I was curious about exactly how women got to the hospital when they went into labor. Many villagers rely on taxis as a means of transportation and often they can be sporadic and don’t run at night.
Oh, when it’s time someone must find a car. Sometimes babies are born in the car because they are too late.
Yet, in Janet’s day this was not the case. When it was near time women would prepare water and traditional medicines from the garden, “not white medicine.” When women felt “the pains” they would walk in the village to help the baby to come. Eventually she would deliver the baby while kneeling.
In the hospital you lay in a bed but at home we squatted.
After the baby was born, and the following still happens even today, the woman and the baby went into seclusion until the umbilical cord “was dry.” During this time the husband can be shown the baby, but he does not sleep with the wife. Instead, the new mom sleeps with her mother, if unmarried, or with her mother-in-law if married. In fact, even the new mother’s older counterpart, the infant’s grandmother, does not sleep with her husband during this period.
I moved the conversation backwards on the time spectrum in order to gain Janet’s views on conception and pregnancy.
The day man makes you pregnant, you feel somehow, you know.
How do you feel while you’re pregnant? Do you still work?
Sometimes you love your husband very very much and you don’t want him to go to work but sometimes….eish….you hate husband. We still work when pregnant, very hard and we are always vomiting and tired.
What happens if the mom gets sick?
She goes to witch doctor for traditional medicine
What happens if there is something wrong with the baby?
I had a baby in 1954 and it was born without skin over its stomach. It was at four in the afternoon and all of the livers and intestines were coming out. We took it to the hospital. The doctors said they had never seen that happen before. He died at one in the morning. The doctors took him and kept him to study him.
I paused to see the detachment in Janet’s fact as she told me this. It seemed to be an incident stored in her memory as an event that feelings were no longer connected to. I supposed this was a survival mechanism for Janet and as I sat there shocked and overwhelmed she urged me on with more stories.
It used to be very bad to have more than one baby at one time. You weren’t supposed to keep both, one was to be killed. In 1930 my Aunty had twins. She heard the other villagers talk about killing one of her babies so she ran way with her babies to Gauteng Province.
So people were afraid of twins?
Yes, in 1948, in my village a woman had triplets-all girls. No one had ever seen that and it was in the newspaper and the mom left with them.

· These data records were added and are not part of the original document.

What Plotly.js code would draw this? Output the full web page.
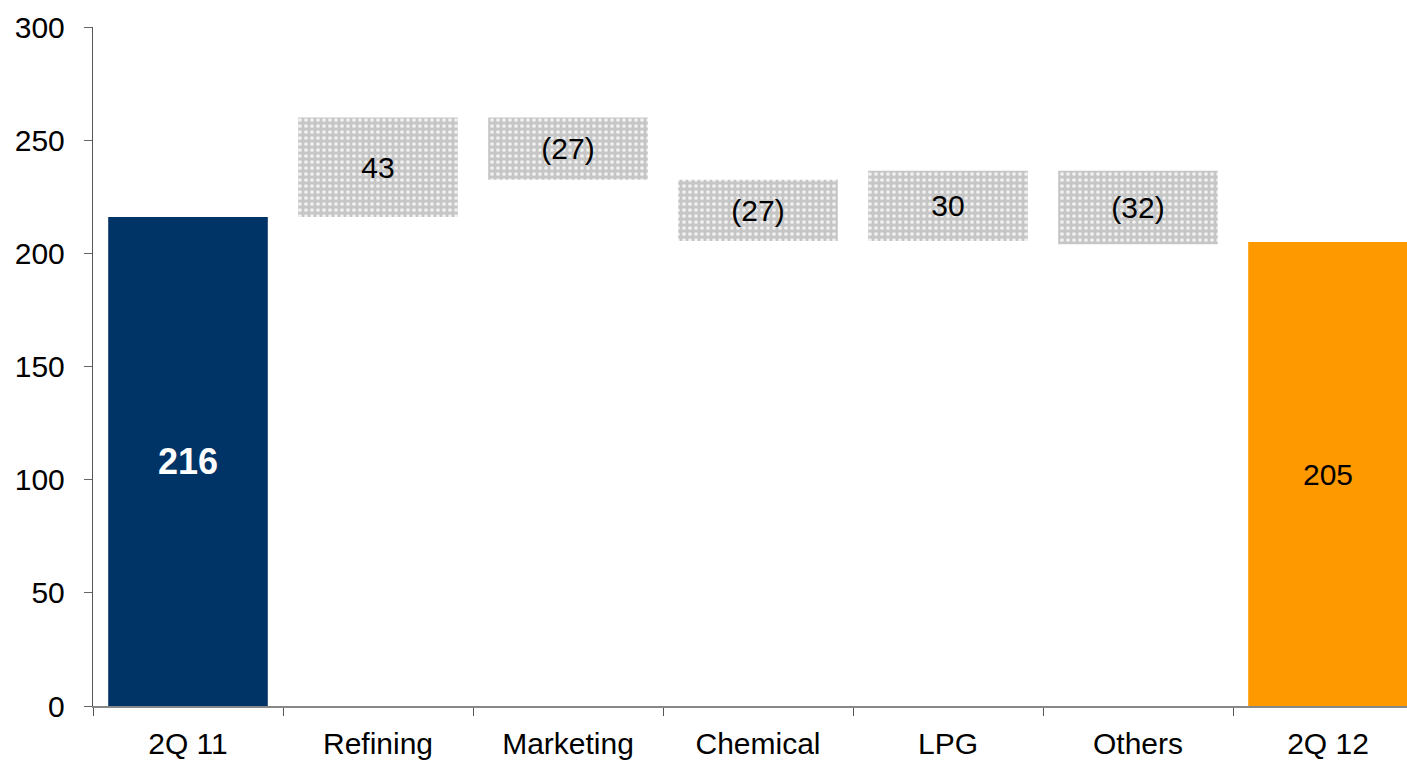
<!DOCTYPE html>
<html>
<head>
<meta charset="utf-8">
<script src="https://cdn.plot.ly/plotly-3.0.1.min.js"></script>
<style>html,body{margin:0;padding:0;background:#fff;}#chart{width:1407px;height:761px;}</style>
</head>
<body>
<div id="chart"></div>
<script>
var categories = ['2Q 11', 'Refining', 'Marketing', 'Chemical', 'LPG', 'Others', '2Q 12'];
var totalCats = ['2Q 11', '2Q 12'];
var totalValues = [216, 205];
var totalLabels = ['<b>216</b>', '205'];
var stepCats = ['Refining', 'Marketing', 'Chemical', 'LPG', 'Others'];
var stepLow = [216, 232.5, 205.5, 205.5, 204];
var stepHigh = [260, 260, 232.5, 236.5, 236.5];
var stepLabels = ['43', '(27)', '(27)', '30', '(32)'];
var yTicks = [0, 50, 100, 150, 200, 250, 300];

var stepSpan = stepHigh.map(function (h, i) { return h - stepLow[i]; });

var FONT = 'Liberation Sans, Arial, sans-serif';

var totals = {
  type: 'bar',
  x: totalCats,
  y: totalValues,
  width: 0.84,
  marker: { color: ['#003366', '#FF9900'], line: { width: 0 } },
  text: totalLabels,
  textposition: 'inside',
  insidetextanchor: 'middle',
  constraintext: 'none',
  textfont: { family: FONT, size: [36, 30], color: ['#ffffff', '#000000'] },
  hoverinfo: 'x+y'
};

var steps = {
  type: 'bar',
  x: stepCats,
  y: stepSpan,
  base: stepLow,
  width: 0.84,
  marker: {
    color: '#c8c8c8',
    line: { width: 0 },
    pattern: { shape: '.', fillmode: 'replace', bgcolor: '#c6c6c6', fgcolor: '#f2f2f2', size: 6, solidity: 0.3 }
  },
  text: stepLabels,
  textposition: 'inside',
  insidetextanchor: 'middle',
  constraintext: 'none',
  textfont: { family: FONT, size: 30, color: '#000000' },
  hoverinfo: 'x+text'
};

var plotW = 1407 - 93;
var catPx = 190;
var xMax = -0.5 + plotW / catPx;

var layout = {
  width: 1407,
  height: 761,
  margin: { l: 93, r: 0, t: 27, b: 55, pad: 0 },
  paper_bgcolor: '#ffffff',
  plot_bgcolor: '#ffffff',
  showlegend: false,
  barmode: 'overlay',
  font: { family: FONT, size: 30, color: '#000000' },
  xaxis: {
    type: 'category',
    categoryorder: 'array',
    categoryarray: categories,
    range: [-0.5, xMax],
    tickson: 'boundaries',
    ticks: 'outside',
    ticklen: 8,
    tickcolor: '#555555',
    showline: true,
    linecolor: '#888888',
    linewidth: 1.5,
    showgrid: false,
    zeroline: false,
    tickfont: { family: FONT, size: 30, color: '#000000' },
    ticklabelstandoff: 10
  },
  yaxis: {
    range: [0, 300],
    tickvals: yTicks,
    ticktext: yTicks.map(String),
    ticks: 'outside',
    ticklen: 8,
    tickcolor: '#666666',
    showline: true,
    linecolor: '#555555',
    linewidth: 1.2,
    showgrid: false,
    zeroline: false,
    tickfont: { family: FONT, size: 30, color: '#000000' },
    ticklabelstandoff: 13
  }
};

Plotly.newPlot('chart', [steps, totals], layout, { displayModeBar: false, staticPlot: true });
</script>
</body>
</html>
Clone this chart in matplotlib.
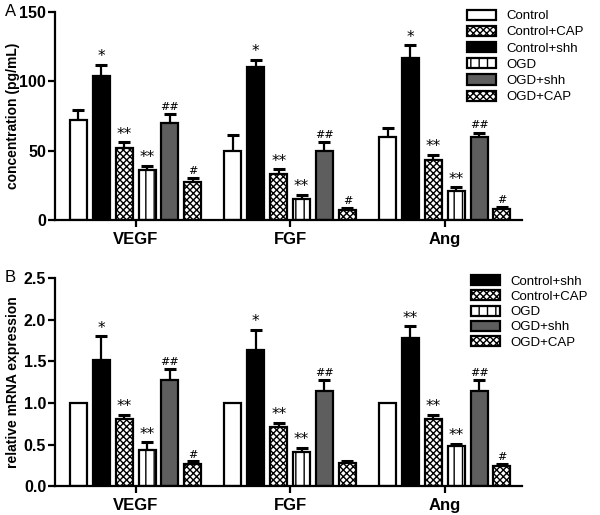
import matplotlib
matplotlib.use("Agg")
import matplotlib.pyplot as plt
import numpy as np

plt.rcParams['font.family'] = ['Liberation Sans', 'DejaVu Sans']
plt.rcParams['hatch.linewidth'] = 1.0

genes = ["VEGF", "FGF", "Ang"]
groups = ["Control", "Control+shh", "Control+CAP", "OGD", "OGD+shh", "OGD+CAP"]

# panel A: protein concentration (pg/mL), mean and upper error
conc_mean = {
    "Control":     [72, 50, 60],
    "Control+shh": [104, 110, 117],
    "Control+CAP": [52, 33, 43],
    "OGD":         [36, 15, 21],
    "OGD+shh":     [70, 50, 60],
    "OGD+CAP":     [27, 7, 8],
}
conc_err = {
    "Control":     [7, 11, 6],
    "Control+shh": [8, 5.5, 9],
    "Control+CAP": [4, 3.5, 4],
    "OGD":         [3, 3, 2.5],
    "OGD+shh":     [6, 6, 3],
    "OGD+CAP":     [3, 1.5, 1.5],
}
conc_marks = {
    "Control":     ["", "", ""],
    "Control+shh": ["*", "*", "*"],
    "Control+CAP": ["**", "**", "**"],
    "OGD":         ["**", "**", "**"],
    "OGD+shh":     ["##", "##", "##"],
    "OGD+CAP":     ["#", "#", "#"],
}

# panel B: relative mRNA expression
mrna_mean = {
    "Control":     [1.0, 1.0, 1.0],
    "Control+shh": [1.51, 1.64, 1.78],
    "Control+CAP": [0.81, 0.71, 0.81],
    "OGD":         [0.44, 0.41, 0.48],
    "OGD+shh":     [1.27, 1.14, 1.14],
    "OGD+CAP":     [0.27, 0.28, 0.24],
}
mrna_err = {
    "Control":     [0, 0, 0],
    "Control+shh": [0.29, 0.24, 0.14],
    "Control+CAP": [0.05, 0.05, 0.05],
    "OGD":         [0.09, 0.05, 0.03],
    "OGD+shh":     [0.14, 0.14, 0.14],
    "OGD+CAP":     [0.03, 0.02, 0.03],
}
mrna_marks = {
    "Control":     ["", "", ""],
    "Control+shh": ["*", "*", "**"],
    "Control+CAP": ["**", "**", "**"],
    "OGD":         ["**", "**", "**"],
    "OGD+shh":     ["##", "##", "##"],
    "OGD+CAP":     ["#", "", "#"],
}

styles = {
    "Control":     dict(facecolor="white", hatch=None),
    "Control+shh": dict(facecolor="black", hatch=None),
    "Control+CAP": dict(facecolor="white", hatch="xxxxx"),
    "OGD":         dict(facecolor="white", hatch="||"),
    "OGD+shh":     dict(facecolor="#5e5e5e", hatch=None),
    "OGD+CAP":     dict(facecolor="white", hatch="xxxxx"),
}

pitch = 0.148
width = 0.11


def draw_panel(ax, means, errs, marks, ylim, yticks, ylabel, fmt, pad):
    x = np.arange(len(genes))
    handles = {}
    for i, g in enumerate(groups):
        pos = x + (i - 2.5) * pitch
        st = styles[g]
        b = ax.bar(pos, means[g], width, facecolor=st["facecolor"], hatch=st["hatch"],
                   edgecolor="black", linewidth=1.6, zorder=2)
        handles[g] = b
        e = np.array(errs[g])
        if e.sum() > 0:
            ax.errorbar(pos, means[g], yerr=[np.zeros_like(e), e], fmt="none",
                        ecolor="black", elinewidth=1.6, capsize=4, capthick=2.2, zorder=1)
        for p, m, ee, t in zip(pos, means[g], e, marks[g]):
            if t:
                if "#" in t:
                    ax.text(p, m + ee + pad, t, ha="center", va="bottom", fontsize=8,
                            family="DejaVu Serif")
                else:
                    ax.text(p, m + ee + pad * 0.3, t, ha="center", va="bottom",
                            fontsize=11, family="DejaVu Sans")
    ax.set_xlim(-0.52, 2.5)
    ax.set_ylim(*ylim)
    ax.set_yticks(yticks)
    ax.set_yticklabels([fmt.format(v) for v in yticks], fontsize=11.5, fontweight="bold")
    ax.set_xticks(x)
    ax.set_xticklabels(genes, fontsize=12, fontweight="bold")
    ax.set_ylabel(ylabel, fontsize=10, fontweight="bold")
    ax.yaxis.set_label_coords(-0.075, 0.5)
    for s in ["top", "right"]:
        ax.spines[s].set_visible(False)
    for s in ["left", "bottom"]:
        ax.spines[s].set_linewidth(1.6)
    ax.tick_params(width=1.6, length=5)
    ax.tick_params(axis="y", pad=1.5)
    return handles


fig = plt.figure(figsize=(6, 5.15), dpi=100)
axA = fig.add_axes([0.092, 0.573, 0.778, 0.404])
axB = fig.add_axes([0.092, 0.056, 0.778, 0.404])

hA = draw_panel(axA, conc_mean, conc_err, conc_marks, (0, 150), [0, 50, 100, 150],
                "concentration (pg/mL)", "{:g}", 1.5)
hB = draw_panel(axB, mrna_mean, mrna_err, mrna_marks, (0, 2.5), [0.0, 0.5, 1.0, 1.5, 2.0, 2.5],
                "relative mRNA expression", "{:.1f}", 0.02)

orderA = ["Control", "Control+CAP", "Control+shh", "OGD", "OGD+shh", "OGD+CAP"]
axA.legend([hA[g] for g in orderA], orderA, loc="upper left", bbox_to_anchor=(0.87, 1.036),
           frameon=False, fontsize=9.5, handlelength=2.2, handleheight=0.8,
           labelspacing=0.27, handletextpad=0.8, borderaxespad=0)
orderB = ["Control+shh", "Control+CAP", "OGD", "OGD+shh", "OGD+CAP"]
axB.legend([hB[g] for g in orderB], orderB, loc="upper left", bbox_to_anchor=(0.88, 1.04),
           frameon=False, fontsize=9.5, handlelength=2.2, handleheight=0.8,
           labelspacing=0.2, handletextpad=0.8, borderaxespad=0)

fig.text(0.008, 0.977, "A", fontsize=12, va="center")
fig.text(0.008, 0.462, "B", fontsize=12, va="center")

fig.savefig("out.png", dpi=100)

If she would have stayed they would have killed two of the babies. All three girls eventually got married and live in the next village over.
Is there anything else you can tell me about after the baby is born or feeding it?
After baby was born we used to rub on it a sour milk butter to help it grow. It smelled terrible…eish…I didn’t like to be near the baby when it smelled like that. We give the baby our breast for food. They usually take our milk until they are two years.
By now Janet had finished her coffee and I had my questions answered. I felt a deep connection with this woman, who like me was struggling to carve a place for herself in a world so drastically different from the one in which she had grown up. Her words compounded to give a visual picture to the idea that we all have our own stories and information and that each of us is worth communicating with and exploring.